WRITTEN PROBLEM
Copy down every line where the string "with" shows up.

DATA BLOCK
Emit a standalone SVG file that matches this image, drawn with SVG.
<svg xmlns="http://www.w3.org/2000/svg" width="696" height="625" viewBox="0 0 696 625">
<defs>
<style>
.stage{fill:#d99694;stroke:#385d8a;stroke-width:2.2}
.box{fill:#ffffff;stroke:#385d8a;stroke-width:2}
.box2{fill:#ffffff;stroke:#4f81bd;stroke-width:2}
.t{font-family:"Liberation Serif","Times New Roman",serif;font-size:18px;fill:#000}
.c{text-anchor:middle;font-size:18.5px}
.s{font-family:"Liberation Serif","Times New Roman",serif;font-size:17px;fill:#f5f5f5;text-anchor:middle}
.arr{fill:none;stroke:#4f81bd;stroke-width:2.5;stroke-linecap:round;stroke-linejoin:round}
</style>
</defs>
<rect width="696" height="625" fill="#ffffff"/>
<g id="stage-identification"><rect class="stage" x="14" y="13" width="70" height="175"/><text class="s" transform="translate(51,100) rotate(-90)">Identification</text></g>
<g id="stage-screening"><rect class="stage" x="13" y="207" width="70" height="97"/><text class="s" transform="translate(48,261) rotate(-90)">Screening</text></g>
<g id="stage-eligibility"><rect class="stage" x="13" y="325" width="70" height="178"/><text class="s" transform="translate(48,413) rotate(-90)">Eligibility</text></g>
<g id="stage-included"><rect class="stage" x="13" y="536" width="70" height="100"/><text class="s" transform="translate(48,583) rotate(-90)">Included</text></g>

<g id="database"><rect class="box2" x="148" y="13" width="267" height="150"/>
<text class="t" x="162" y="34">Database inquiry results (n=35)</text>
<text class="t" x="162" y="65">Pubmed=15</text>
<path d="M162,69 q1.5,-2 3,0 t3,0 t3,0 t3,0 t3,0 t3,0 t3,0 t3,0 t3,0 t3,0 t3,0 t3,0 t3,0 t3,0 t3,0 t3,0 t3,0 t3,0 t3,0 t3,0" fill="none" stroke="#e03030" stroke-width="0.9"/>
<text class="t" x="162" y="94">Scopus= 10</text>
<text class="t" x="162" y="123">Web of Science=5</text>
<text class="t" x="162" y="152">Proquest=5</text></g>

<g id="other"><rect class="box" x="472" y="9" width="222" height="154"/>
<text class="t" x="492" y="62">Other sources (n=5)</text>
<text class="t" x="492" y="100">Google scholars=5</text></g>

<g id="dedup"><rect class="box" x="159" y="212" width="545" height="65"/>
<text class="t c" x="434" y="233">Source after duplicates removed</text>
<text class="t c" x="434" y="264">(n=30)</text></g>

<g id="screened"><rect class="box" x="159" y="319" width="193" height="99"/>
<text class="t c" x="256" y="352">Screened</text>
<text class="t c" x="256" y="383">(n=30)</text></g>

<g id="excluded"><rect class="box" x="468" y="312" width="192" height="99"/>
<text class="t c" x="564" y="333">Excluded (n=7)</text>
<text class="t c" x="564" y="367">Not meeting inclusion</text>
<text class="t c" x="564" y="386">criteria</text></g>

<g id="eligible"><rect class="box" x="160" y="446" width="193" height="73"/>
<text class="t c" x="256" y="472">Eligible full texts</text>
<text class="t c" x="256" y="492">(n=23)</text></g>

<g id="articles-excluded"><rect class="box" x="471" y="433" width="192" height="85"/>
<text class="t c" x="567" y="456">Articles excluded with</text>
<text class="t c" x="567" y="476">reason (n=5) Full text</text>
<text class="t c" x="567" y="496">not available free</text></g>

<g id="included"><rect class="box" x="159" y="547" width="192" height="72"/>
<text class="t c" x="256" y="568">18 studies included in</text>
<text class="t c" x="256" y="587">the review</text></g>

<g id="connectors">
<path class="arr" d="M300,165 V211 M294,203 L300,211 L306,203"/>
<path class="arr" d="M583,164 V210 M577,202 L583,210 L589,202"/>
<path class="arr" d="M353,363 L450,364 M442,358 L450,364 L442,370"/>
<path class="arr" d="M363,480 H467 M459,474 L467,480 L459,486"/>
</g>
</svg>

ANSWER TO THE PROBLEM
Emit a standalone SVG file that matches this image, drawn with SVG.
<text class="t c" x="567" y="456">Articles excluded with</text>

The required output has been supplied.